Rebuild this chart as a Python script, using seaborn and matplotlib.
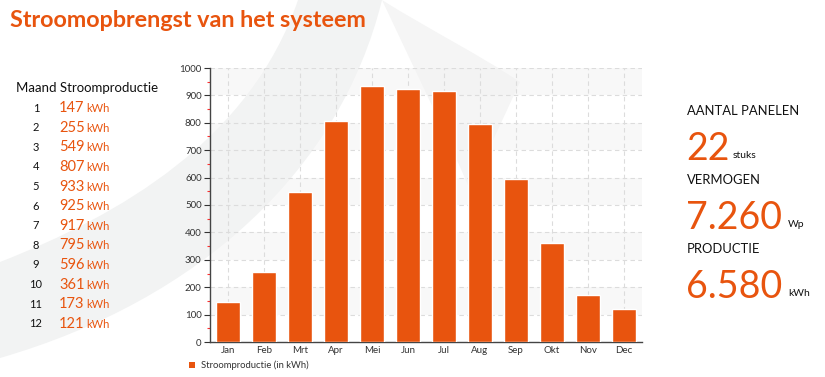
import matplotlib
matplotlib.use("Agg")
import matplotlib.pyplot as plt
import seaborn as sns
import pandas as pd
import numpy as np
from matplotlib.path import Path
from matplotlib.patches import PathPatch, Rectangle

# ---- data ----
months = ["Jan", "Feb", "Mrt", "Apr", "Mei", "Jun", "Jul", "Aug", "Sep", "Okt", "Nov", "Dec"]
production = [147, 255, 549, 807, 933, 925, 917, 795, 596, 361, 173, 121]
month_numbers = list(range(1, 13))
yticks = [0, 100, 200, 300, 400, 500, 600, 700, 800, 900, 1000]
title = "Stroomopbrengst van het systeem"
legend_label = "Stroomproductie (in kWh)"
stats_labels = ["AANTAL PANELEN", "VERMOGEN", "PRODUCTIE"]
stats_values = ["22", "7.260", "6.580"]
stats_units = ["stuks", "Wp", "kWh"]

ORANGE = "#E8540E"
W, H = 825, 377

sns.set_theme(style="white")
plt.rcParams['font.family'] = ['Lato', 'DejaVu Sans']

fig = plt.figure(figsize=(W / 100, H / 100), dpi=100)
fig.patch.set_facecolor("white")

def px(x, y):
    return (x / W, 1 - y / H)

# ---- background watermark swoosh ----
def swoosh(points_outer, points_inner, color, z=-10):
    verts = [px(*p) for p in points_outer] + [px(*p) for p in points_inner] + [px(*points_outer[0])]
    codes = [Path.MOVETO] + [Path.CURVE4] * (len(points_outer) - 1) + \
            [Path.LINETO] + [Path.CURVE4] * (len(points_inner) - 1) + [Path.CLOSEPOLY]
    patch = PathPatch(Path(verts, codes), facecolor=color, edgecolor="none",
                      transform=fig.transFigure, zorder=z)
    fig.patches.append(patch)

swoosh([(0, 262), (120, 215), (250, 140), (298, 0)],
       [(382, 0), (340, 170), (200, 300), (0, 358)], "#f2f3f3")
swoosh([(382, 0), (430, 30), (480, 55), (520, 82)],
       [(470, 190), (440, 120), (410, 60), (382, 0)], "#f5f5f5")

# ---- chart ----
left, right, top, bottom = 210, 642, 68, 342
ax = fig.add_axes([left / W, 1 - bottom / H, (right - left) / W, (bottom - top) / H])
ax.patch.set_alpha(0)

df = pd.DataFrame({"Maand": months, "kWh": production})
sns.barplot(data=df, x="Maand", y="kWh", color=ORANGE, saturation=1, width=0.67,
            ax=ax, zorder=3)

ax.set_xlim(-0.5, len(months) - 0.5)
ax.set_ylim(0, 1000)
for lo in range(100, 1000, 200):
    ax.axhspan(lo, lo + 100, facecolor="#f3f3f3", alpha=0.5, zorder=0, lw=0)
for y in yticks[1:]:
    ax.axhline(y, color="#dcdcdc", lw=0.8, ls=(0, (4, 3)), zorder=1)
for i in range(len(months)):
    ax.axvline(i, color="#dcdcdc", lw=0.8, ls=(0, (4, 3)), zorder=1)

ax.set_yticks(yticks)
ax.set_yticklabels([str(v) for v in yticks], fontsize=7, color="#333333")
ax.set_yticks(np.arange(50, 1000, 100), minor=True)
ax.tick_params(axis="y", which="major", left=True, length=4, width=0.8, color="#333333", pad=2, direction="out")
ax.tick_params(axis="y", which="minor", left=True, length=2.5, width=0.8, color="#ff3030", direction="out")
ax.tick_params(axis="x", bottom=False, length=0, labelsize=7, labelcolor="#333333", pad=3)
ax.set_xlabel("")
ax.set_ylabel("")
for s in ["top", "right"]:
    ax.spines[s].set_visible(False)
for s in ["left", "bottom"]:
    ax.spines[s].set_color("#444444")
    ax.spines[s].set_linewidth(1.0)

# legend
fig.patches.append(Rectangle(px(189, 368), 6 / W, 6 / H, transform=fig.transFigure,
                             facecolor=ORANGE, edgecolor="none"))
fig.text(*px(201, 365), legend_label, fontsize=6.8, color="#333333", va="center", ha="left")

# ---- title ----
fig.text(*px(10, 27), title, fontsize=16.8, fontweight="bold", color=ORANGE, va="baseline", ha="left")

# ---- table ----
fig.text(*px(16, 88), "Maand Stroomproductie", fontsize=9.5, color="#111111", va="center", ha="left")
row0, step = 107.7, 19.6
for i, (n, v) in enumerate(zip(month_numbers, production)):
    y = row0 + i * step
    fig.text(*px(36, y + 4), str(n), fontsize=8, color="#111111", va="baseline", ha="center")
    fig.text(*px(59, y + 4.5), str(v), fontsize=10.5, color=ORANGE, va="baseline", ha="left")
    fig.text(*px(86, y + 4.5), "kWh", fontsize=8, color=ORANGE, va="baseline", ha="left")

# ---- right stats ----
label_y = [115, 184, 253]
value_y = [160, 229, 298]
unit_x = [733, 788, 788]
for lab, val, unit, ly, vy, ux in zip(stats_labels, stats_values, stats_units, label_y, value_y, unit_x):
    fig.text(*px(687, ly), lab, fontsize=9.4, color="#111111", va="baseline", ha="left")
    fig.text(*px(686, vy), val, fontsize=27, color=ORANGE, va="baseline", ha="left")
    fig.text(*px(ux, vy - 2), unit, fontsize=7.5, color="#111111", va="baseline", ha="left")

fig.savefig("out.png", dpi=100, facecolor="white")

# # # #

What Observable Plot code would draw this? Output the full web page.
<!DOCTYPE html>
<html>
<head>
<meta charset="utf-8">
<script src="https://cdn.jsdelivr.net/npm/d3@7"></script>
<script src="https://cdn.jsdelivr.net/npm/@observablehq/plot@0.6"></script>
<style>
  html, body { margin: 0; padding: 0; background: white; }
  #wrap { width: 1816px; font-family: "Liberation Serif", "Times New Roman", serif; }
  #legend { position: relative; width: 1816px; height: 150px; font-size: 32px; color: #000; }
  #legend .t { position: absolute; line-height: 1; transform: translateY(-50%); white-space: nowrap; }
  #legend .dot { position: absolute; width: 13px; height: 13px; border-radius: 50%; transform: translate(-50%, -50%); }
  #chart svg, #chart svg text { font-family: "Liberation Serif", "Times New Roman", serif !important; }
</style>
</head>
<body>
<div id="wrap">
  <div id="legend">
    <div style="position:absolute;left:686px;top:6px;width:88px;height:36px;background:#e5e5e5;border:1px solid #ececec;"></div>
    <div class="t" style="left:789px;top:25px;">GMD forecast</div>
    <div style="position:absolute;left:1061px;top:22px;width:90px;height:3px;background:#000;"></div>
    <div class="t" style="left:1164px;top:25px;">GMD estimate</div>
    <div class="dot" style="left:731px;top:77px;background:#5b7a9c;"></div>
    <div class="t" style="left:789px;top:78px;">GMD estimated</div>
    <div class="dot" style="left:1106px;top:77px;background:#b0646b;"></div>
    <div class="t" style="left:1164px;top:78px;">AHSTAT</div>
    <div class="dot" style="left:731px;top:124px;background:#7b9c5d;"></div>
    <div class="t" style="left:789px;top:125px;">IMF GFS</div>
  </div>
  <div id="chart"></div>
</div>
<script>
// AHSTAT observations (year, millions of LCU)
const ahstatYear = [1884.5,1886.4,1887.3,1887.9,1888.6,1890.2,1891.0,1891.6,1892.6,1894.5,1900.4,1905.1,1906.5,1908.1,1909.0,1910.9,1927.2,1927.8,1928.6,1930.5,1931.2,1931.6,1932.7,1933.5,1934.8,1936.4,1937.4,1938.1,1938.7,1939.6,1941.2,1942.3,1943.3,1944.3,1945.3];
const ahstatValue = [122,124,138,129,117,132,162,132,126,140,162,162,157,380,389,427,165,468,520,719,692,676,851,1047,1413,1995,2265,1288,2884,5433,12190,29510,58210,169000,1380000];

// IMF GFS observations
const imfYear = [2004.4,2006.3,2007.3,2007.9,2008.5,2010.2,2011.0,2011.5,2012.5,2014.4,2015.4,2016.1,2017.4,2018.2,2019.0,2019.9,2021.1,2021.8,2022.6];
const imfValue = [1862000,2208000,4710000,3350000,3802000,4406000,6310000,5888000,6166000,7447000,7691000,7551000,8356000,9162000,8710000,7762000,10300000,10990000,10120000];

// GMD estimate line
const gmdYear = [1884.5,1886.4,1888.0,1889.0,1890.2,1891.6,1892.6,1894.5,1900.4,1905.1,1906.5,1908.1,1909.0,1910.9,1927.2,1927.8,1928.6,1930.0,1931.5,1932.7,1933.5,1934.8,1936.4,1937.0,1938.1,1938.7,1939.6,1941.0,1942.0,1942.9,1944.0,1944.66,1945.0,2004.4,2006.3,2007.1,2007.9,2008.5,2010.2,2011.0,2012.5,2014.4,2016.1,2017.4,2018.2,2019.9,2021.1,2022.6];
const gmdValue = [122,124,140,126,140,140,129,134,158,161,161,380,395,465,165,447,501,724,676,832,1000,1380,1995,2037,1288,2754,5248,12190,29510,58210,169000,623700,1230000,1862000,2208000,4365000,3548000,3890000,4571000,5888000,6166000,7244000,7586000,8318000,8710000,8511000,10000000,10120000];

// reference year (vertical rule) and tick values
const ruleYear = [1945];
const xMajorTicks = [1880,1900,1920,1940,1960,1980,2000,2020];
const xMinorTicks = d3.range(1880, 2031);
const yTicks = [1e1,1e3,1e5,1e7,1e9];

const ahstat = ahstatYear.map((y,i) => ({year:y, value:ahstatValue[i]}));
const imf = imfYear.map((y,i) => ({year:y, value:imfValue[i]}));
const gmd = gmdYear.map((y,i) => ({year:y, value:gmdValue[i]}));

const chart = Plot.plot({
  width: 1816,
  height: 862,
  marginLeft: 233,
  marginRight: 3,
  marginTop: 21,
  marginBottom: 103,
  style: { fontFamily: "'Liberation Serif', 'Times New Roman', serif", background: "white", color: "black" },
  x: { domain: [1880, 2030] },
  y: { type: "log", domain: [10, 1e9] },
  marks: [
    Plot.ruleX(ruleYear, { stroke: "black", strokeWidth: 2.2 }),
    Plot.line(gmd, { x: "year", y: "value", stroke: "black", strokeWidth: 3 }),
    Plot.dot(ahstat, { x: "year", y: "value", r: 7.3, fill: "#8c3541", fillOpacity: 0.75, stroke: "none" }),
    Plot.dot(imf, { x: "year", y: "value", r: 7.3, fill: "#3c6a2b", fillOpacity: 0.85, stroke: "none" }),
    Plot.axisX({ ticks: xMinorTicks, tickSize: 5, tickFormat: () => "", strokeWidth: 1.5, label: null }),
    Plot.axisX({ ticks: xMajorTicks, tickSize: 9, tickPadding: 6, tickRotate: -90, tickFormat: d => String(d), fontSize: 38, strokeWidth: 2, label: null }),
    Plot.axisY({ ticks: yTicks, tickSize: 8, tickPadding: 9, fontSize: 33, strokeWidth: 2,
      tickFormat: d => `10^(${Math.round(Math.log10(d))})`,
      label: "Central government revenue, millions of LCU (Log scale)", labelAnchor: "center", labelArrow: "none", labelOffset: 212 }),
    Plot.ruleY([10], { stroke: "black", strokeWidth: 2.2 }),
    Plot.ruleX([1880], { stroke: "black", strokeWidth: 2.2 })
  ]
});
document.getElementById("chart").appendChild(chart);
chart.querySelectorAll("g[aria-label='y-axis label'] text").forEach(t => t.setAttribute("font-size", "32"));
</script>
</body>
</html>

# # # #

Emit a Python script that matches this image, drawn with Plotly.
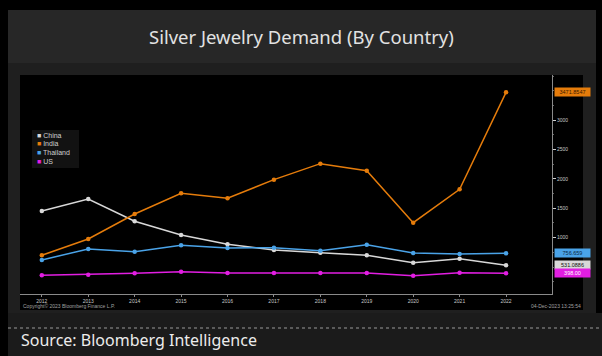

# # # #

From the records above, copy only the lines running from the line containing "Rebuild this chart" to the line containing "from matplotlib.patches import", both ends included. Leave the pictures out.

Rebuild this chart as a Python script, using seaborn and matplotlib.
import matplotlib
matplotlib.use("Agg")
import matplotlib.pyplot as plt
import seaborn as sns
import pandas as pd
import numpy as np
from matplotlib.path import Path
from matplotlib.patches import PathPatch, Rectangle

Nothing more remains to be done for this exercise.